Hmmmmm.... you think this decision may have something to do with the fact that, while Ford Motor Company posted a whopping $5.8 billion third quarter loss in sales, major defense contractors like United Technologies boast of a muscular, indeed bionic third quarter profit? A former wartime president, Franklin Delano Roosevelt, once said: "I don't want to see a single war millionaire created in the United States as a result of this world disaster." Oh, FDR would not be a happy camper were he to find out about how many billionaires the so-called "War on Terror" has produced, to date, many of whom we never hear about. While we know about the Ken Lays, and Jeffrey Skilling, we don't hear about Halliburton CEO, David Lesar, who was paid $26.6 million last year alone despite the ongoing scandals about his company's contracts in Iraq. Moreover, Lesar earned nearly $50 million since 9/11.

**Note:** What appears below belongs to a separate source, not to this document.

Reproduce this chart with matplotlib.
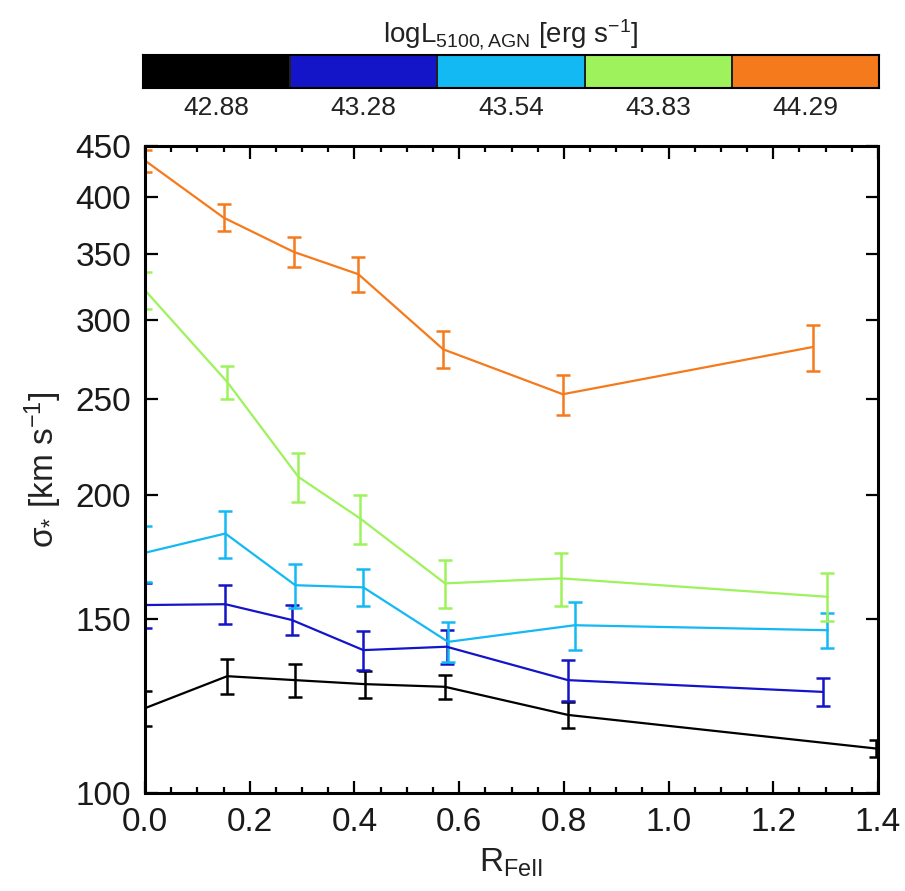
import matplotlib
matplotlib.use("Agg")
import matplotlib.pyplot as plt
import numpy as np
from matplotlib.ticker import FixedLocator, NullLocator, MultipleLocator
from matplotlib.colors import ListedColormap

plt.rcParams['font.family'] = ['Liberation Sans', 'DejaVu Sans']
plt.rcParams['mathtext.fontset'] = 'custom'
plt.rcParams['mathtext.rm'] = 'Liberation Sans'
plt.rcParams['mathtext.it'] = 'Liberation Sans'

# Luminosity bins (colour bar)
lum_labels = ["42.88", "43.28", "43.54", "43.83", "44.29"]
lum_colors = ["#000000", "#1414C8", "#12B9F2", "#9EF25C", "#F57A1C"]

# sigma_* vs R_FeII, one series per luminosity bin
r_black = [0.0, 0.157, 0.287, 0.420, 0.573, 0.808, 1.396]
s_black = [121.8, 131.2, 130.0, 128.8, 128.0, 119.9, 110.9]
e_black = [5.0, 5.4, 5.0, 4.0, 3.5, 3.6, 2.2]

r_blue = [0.0, 0.1535, 0.2806, 0.417, 0.576, 0.808, 1.294]
s_blue = [154.8, 155.1, 149.5, 139.4, 140.5, 130.0, 126.5]
e_blue = [8.1, 6.9, 5.2, 6.2, 5.5, 6.2, 4.0]

r_cyan = [0.0, 0.1535, 0.287, 0.417, 0.579, 0.8206, 1.3035]
s_cyan = [174.8, 182.8, 162.1, 161.3, 142.1, 147.7, 146.0]
e_cyan = [11.4, 10.0, 8.2, 6.9, 6.6, 8.3, 5.9]

r_green = [0.0, 0.157, 0.293, 0.411, 0.573, 0.795, 1.3035]
s_green = [321.8, 260.0, 208.5, 189.3, 162.8, 164.7, 157.8]
e_green = [14.0, 10.0, 11.7, 10.8, 9.1, 10.2, 8.8]

r_orange = [0.0, 0.150, 0.284, 0.4076, 0.5696, 0.798, 1.275]
s_orange = [435.0, 381.0, 351.8, 334.0, 280.5, 252.7, 282.0]
e_orange = [11.0, 12.0, 12.0, 13.8, 12.0, 11.7, 15.0]

series = [
    (r_black, s_black, e_black),
    (r_blue, s_blue, e_blue),
    (r_cyan, s_cyan, e_cyan),
    (r_green, s_green, e_green),
    (r_orange, s_orange, e_orange),
]

y_ticks = [100, 150, 200, 250, 300, 350, 400, 450]
x_ticks = [0.0, 0.2, 0.4, 0.6, 0.8, 1.0, 1.2, 1.4]

W, H = 905, 891
fig = plt.figure(figsize=(W / 100, H / 100), dpi=100)

ax = fig.add_axes([145 / W, 1 - 793 / H, (878 - 145) / W, (793 - 146) / H])
for (r, s, e), c in zip(series, lum_colors):
    ax.errorbar(r, s, yerr=e, color=c, lw=1.6, elinewidth=1.8,
                capsize=5, capthick=1.8)

ax.set_yscale('log')
ax.set_xlim(0, 1.4)
ax.set_ylim(100, 450)
ax.yaxis.set_major_locator(FixedLocator(y_ticks))
ax.yaxis.set_minor_locator(NullLocator())
ax.set_yticklabels([str(v) for v in y_ticks])
ax.xaxis.set_major_locator(FixedLocator(x_ticks))
ax.xaxis.set_minor_locator(MultipleLocator(0.05))
ax.set_xticklabels([f"{v:.1f}" for v in x_ticks])

for sp in ax.spines.values():
    sp.set_linewidth(2.2)
ax.tick_params(which='both', direction='in', top=True, right=True,
               width=1.6, labelsize=24, labelcolor='#1a1a1a')
ax.tick_params(which='major', length=9)
ax.tick_params(which='minor', length=4.5)
ax.tick_params(axis='x', pad=10)
ax.tick_params(axis='y', pad=10)

ax.set_xlabel(r"R$_{\rm FeII}$", fontsize=24, labelpad=6, color='#222222')
ax.set_ylabel(r"σ$_{*}$ [km s$^{-1}$]", fontsize=24, labelpad=8,
              color='#222222')

# Discrete colour bar for the luminosity bins
cax = fig.add_axes([143 / W, 1 - 88 / H, (879 - 143) / W, (88 - 55) / H])
cmap = ListedColormap(lum_colors)
cax.pcolormesh(np.arange(len(lum_colors) + 1), [0, 1],
               np.arange(len(lum_colors))[None, :], cmap=cmap,
               edgecolors='#202020', linewidth=1.2)
cax.set_xlim(0, len(lum_colors))
cax.set_ylim(0, 1)
cax.set_xticks(np.arange(len(lum_colors)) + 0.5)
cax.set_xticklabels(lum_labels, fontsize=19, color='#222222')
cax.set_yticks([])
cax.tick_params(axis='x', length=0, pad=6)
for sp in cax.spines.values():
    sp.set_linewidth(1.5)
cax.set_title(r"logL$_{\rm 5100,AGN}$ [erg s$^{-1}$]", fontsize=20, pad=9,
              color='#222222')

fig.savefig("out.png", dpi=100)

The mainstream media is conspicuously quiet, too, about the facts and figures behind who is making the most money out of this president's "War on Terror." According to a major study by the groups United for a Fair Economy, and the Institute for Policy Studies, the highest paid defense executive is United Technologies' Chief Executive Officer George David, who earned nearly $88 million last year. DHB Industries, hugely lucrative bulletproof vest maker, founder and chief executive, David H. Brooks, received $70 million salary last year. Also, in 2005, defense contractor CEO pay was 44 times that of a military general with 20 years of experience, and 308 times that of an army private. Missing in action, too, are reports that, since 9/11, the top 34 defense contractors in Iraq are earning twice what they earned during the pre-9/11 period of 1998-2001. What's more, over the past 5 years, the top 34 defense CEOs, in the study sample group, pocketed $984 million, enough to support more than a million Iraqis for an entire year.

Some may think that the sudden change of heart, by the commander-in-chief, is evidence of a newfound propensity for flip flopping about "staying the course" in Iraq, and anywhere else on the globe that he exploit for monetary gain in the name of exporting democracy. Others, however, view it differently, and think the sudden decision to come up with a "timeline," however ambigious, is mostly about "luring the Sunni establishment away from the violence and into the political process." (AP) Still, in light of the nearly a billion dollars pocketed by CEOs of defense contracting firms, there can be little doubt that any talk of "timelines" for withdrawal is nothing more than a transparent smokescreen, and attempt to pull the wool over Iraqi and American eyes only 2 weeks before an important midterm election in which, if an investigation into this war is justifiably ordered, we may well see more CEO defense contractors who, like Skilling and Lay, get caught with their hands in the cookie jar.

So, before he sits down to another game of Monopoly, or gets back in the saddle, and goes home to his ranch in Texas, in '08, you can bet your bottom beeper that this president will see to it that his pals Dick, and Donald don't need to worry about social security either. You can also bet, judging by the obscene profits of defense contractors in Iraq, and their grossly overpaid chief executives, if General Casey's estimates of how long our troops must remain, in Iraq, to finish up the job are conservative, as they most likely are, the likes of Halliburton and United Technologies will figure out a way to hang around Baghdad for as long as possible, and well into the second term of any new president.